• **WHAT TO WORK ON**:
Below are the records; collect from them each line containing the string "Write".

(Entries taken from a collection)
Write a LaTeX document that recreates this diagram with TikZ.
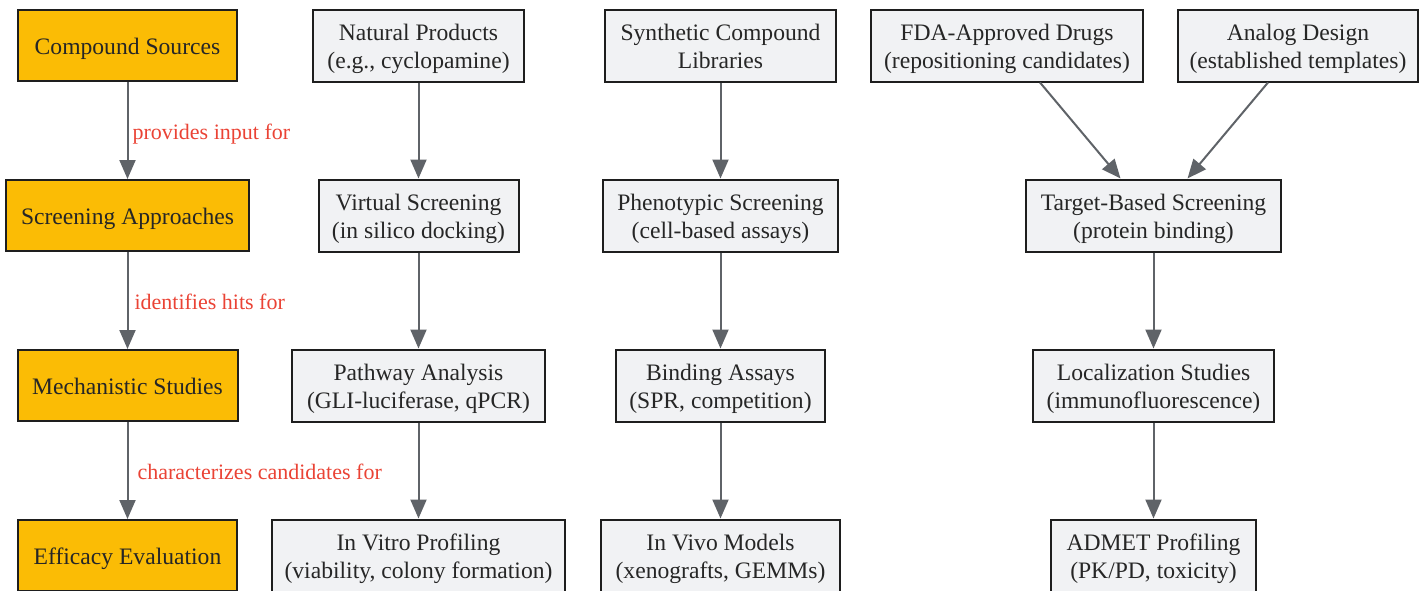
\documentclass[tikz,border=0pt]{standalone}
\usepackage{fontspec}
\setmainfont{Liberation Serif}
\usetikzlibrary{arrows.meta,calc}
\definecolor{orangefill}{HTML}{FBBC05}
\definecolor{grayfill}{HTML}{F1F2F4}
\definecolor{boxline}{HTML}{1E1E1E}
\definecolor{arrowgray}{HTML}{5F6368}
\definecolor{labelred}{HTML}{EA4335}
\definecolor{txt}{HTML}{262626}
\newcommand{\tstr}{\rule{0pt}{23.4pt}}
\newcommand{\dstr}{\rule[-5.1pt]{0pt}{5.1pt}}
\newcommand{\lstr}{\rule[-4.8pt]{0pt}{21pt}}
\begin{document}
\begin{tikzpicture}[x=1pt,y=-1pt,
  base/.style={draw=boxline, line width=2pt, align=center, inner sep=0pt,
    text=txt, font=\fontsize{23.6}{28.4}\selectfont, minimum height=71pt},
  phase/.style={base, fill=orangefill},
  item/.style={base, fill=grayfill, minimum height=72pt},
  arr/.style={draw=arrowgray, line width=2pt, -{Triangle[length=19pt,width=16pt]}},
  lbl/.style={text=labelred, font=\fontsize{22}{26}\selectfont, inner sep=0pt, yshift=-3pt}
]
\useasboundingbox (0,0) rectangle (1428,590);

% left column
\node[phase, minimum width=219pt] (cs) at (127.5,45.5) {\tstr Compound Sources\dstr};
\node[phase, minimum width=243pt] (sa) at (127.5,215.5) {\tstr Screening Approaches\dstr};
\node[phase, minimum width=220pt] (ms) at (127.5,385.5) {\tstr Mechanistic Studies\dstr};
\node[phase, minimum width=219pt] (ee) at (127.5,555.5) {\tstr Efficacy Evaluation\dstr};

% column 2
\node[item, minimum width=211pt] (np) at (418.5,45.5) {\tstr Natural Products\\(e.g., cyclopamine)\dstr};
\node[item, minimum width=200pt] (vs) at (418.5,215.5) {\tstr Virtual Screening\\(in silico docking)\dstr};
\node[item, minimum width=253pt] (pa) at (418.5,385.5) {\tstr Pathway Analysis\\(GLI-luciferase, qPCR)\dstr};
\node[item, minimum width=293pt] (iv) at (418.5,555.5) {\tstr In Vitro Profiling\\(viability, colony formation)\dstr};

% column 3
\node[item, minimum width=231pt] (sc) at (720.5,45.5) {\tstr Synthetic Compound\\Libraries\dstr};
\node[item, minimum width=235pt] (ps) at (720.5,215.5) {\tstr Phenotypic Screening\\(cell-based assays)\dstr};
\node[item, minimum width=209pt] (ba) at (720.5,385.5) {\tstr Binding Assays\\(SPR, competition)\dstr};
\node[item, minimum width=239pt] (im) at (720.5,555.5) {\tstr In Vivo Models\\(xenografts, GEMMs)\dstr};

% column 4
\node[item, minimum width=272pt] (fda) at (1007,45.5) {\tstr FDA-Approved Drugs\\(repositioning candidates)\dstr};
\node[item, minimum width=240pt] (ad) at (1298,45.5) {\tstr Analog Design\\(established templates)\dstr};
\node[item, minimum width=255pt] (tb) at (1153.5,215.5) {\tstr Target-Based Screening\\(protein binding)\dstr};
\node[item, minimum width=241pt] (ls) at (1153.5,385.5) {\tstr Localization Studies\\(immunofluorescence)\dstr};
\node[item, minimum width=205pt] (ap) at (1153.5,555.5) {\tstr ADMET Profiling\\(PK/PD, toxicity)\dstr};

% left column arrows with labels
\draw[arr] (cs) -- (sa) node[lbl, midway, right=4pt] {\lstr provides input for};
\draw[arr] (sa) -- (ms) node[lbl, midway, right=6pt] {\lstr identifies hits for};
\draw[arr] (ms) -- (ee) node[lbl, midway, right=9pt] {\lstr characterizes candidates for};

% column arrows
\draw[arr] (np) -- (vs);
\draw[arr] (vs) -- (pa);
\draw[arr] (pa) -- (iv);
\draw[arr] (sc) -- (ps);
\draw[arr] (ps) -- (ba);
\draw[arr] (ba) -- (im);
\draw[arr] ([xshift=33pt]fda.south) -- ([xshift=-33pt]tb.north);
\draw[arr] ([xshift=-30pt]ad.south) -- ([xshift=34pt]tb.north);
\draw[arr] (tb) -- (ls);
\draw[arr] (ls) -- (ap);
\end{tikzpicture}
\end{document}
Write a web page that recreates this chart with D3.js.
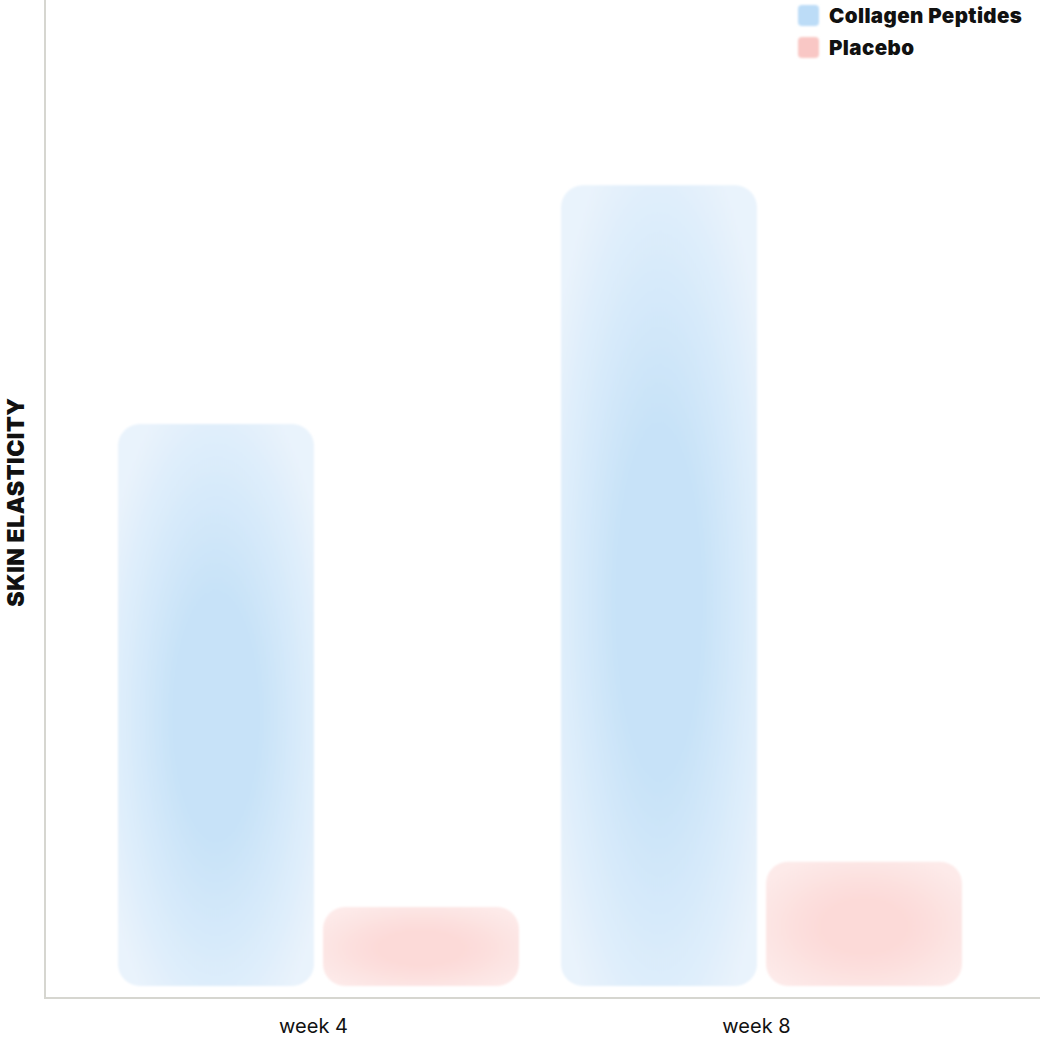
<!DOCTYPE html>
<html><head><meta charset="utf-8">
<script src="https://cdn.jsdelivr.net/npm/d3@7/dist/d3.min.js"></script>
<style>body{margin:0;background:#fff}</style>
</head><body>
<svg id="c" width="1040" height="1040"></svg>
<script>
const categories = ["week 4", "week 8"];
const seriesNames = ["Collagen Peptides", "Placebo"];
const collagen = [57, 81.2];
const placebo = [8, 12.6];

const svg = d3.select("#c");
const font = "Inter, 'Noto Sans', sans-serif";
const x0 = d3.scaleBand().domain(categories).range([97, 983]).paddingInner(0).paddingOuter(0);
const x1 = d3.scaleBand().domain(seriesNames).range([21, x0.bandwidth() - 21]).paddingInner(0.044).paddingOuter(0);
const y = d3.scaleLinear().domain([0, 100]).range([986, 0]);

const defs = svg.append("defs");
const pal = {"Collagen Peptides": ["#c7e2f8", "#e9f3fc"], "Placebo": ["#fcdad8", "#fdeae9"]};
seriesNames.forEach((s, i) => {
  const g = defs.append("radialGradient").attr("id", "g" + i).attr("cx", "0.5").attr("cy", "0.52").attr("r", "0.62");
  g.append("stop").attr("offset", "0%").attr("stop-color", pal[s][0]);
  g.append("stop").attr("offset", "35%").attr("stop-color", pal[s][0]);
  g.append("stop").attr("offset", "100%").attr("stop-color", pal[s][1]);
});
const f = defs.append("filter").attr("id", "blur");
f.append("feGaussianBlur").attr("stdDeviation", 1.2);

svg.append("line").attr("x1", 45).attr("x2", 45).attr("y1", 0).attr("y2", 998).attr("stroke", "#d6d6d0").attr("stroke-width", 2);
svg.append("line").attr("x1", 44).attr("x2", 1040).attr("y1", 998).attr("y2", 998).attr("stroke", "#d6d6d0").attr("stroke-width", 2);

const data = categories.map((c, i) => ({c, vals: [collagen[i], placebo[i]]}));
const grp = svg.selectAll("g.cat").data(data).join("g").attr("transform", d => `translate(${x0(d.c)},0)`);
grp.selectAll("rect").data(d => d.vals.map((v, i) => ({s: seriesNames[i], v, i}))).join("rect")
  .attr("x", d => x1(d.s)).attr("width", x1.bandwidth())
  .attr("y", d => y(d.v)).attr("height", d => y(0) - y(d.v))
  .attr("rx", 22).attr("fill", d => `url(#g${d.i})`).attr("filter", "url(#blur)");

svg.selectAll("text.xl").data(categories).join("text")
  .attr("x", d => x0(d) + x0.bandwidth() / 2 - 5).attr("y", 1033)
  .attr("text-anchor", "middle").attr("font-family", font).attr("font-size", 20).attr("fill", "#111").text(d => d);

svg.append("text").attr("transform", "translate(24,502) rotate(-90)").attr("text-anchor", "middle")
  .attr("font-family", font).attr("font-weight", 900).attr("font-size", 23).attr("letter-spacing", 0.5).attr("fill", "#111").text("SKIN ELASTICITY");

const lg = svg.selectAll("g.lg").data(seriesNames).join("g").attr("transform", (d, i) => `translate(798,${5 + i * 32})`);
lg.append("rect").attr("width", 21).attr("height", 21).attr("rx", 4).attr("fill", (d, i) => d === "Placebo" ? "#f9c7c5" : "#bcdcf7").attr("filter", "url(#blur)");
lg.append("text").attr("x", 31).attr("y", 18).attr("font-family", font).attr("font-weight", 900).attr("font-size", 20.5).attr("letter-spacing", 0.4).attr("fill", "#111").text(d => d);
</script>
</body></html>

• **RESPONSE TO THIS EXERCISE**:
Write a LaTeX document that recreates this diagram with TikZ.
Write a web page that recreates this chart with D3.js.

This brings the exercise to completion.